The euro fell to its weakest level against the US dollar in more than two and a half years, reflecting recent strength in the greenback and the market’s concerns over economic fallout from the coronavirus outbreak.
The Europe-wide currency dropped as much as 0.4 per cent to $1.0877 on Wednesday to hit its lowest mark since May 2017. Worries over the spread of coronavirus have boosted the dollar, a haven for investors amid uncertainty over the global outlook.
The dollar index, which measures the greenback against a group of other currencies, was up 0.2 per cent — bringing its gains over the past month to 1.6 per cent. “The defining characteristic of the [dollar] in recent weeks has been its role as a safe haven,” Steve Englander, head of global G10 FX research and North America macro strategy at Standard Chartered, said.
He added that in a scenario where the coronavirus abates within a few months, “the US activity impact is likely to be more modest than the impact on Asia, especially if the disease impact is visibly receding within a month or so.” The euro’s slide also came after European Central Bank president Christine Lagarde defended stimulus measures aimed at boosting the region’s economy.

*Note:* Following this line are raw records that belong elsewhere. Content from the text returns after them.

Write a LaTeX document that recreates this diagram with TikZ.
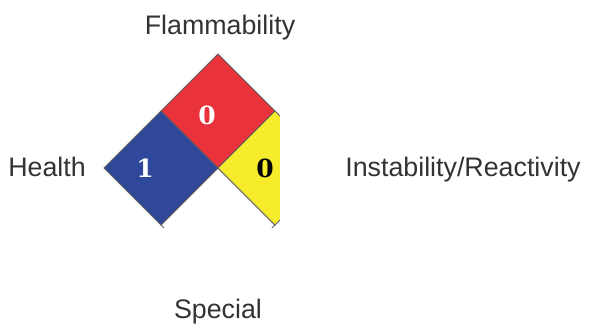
\documentclass[tikz,border=0pt]{standalone}
\usepackage{fontspec}
\setmainfont{Liberation Sans}
\newfontfamily\numfont{DejaVu Serif}
\usetikzlibrary{shapes.geometric}
\definecolor{flamred}{RGB}{234,50,60}
\definecolor{healthblue}{RGB}{47,72,156}
\definecolor{reactyellow}{RGB}{246,236,44}
\definecolor{labelgray}{RGB}{51,51,51}
\definecolor{edgegray}{RGB}{95,95,95}
\tikzset{
  hazard/.style={diamond, aspect=1, draw=edgegray, line width=0.4pt, inner sep=0pt, outer sep=0pt, minimum size=57pt},
  rating/.style={font=\numfont\bfseries\fontsize{12.5}{13}\selectfont, inner sep=0pt},
  caption/.style={text=labelgray, font=\fontsize{13.4}{16}\selectfont, anchor=base, inner sep=0pt}
}

\begin{document}
\begin{tikzpicture}[x=0.5pt,y=-0.5pt]
\useasboundingbox (0,0) rectangle (591,324);
% diamond, cut at right and bottom
\begin{scope}
\clip (100,50) rectangle (280,228);
\node[hazard, fill=white] (spec) at (218,225) {};
\node[hazard, fill=flamred] (flam) at (218,111) {};
\node[hazard, fill=healthblue] (health) at (161,168) {};
\node[hazard, fill=reactyellow] (react) at (275,168) {};
\end{scope}
\node[rating, text=white] (flamval) at (207,115) {0};
\node[rating, text=white] (healthval) at (145,168) {1};
\node[rating, text=black] (reactval) at (265,168) {0};
% captions
\node[caption] (flamtxt) at (220,35) {Flammability};
\node[caption] (healthtxt) at (47,177) {Health};
\node[caption] (reacttxt) at (463,177) {Instability/Reactivity};
\node[caption] (spectxt) at (218,319) {Special};
\end{tikzpicture}
\end{document}
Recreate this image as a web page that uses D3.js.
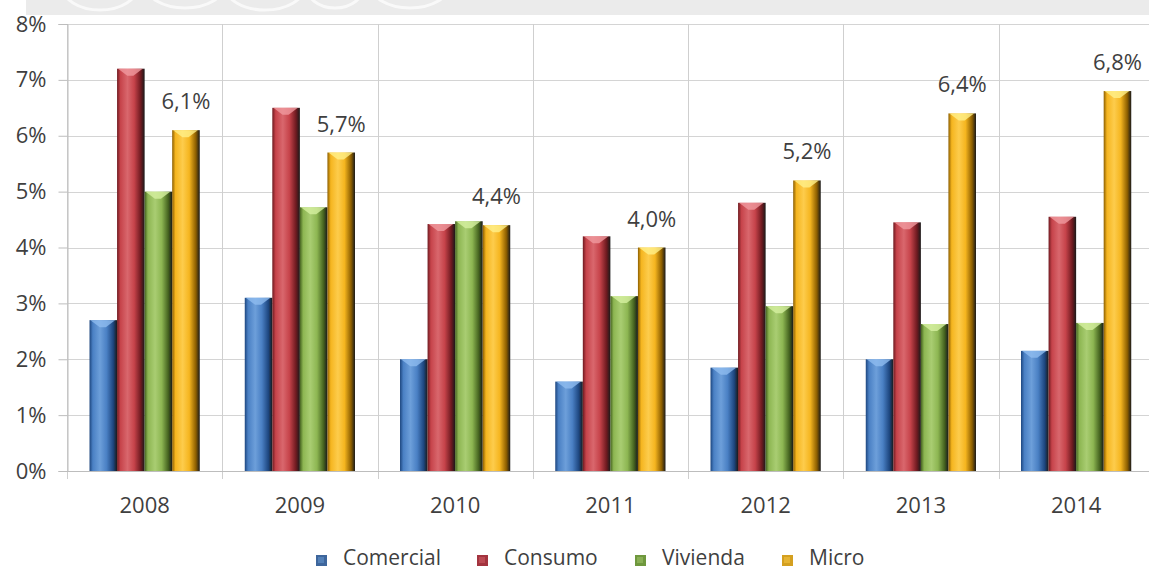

Investors are waiting to see if policymakers choose to cut rates further this year in response to economic pressure from coronavirus. “The main impact of coronavirus for Europe is growth,” Mr Englander said. “The euro area started the year with low growth and an ECB largely out of policy options. The hope was that . . . fiscal expansion would begin.
However, the negative growth shock has reduced this hope.” The euro has shed 2.3 per cent of its value in the last month. Sterling has edged 0.2 per cent lower during the same period but was up 0.1 per cent on Wednesday.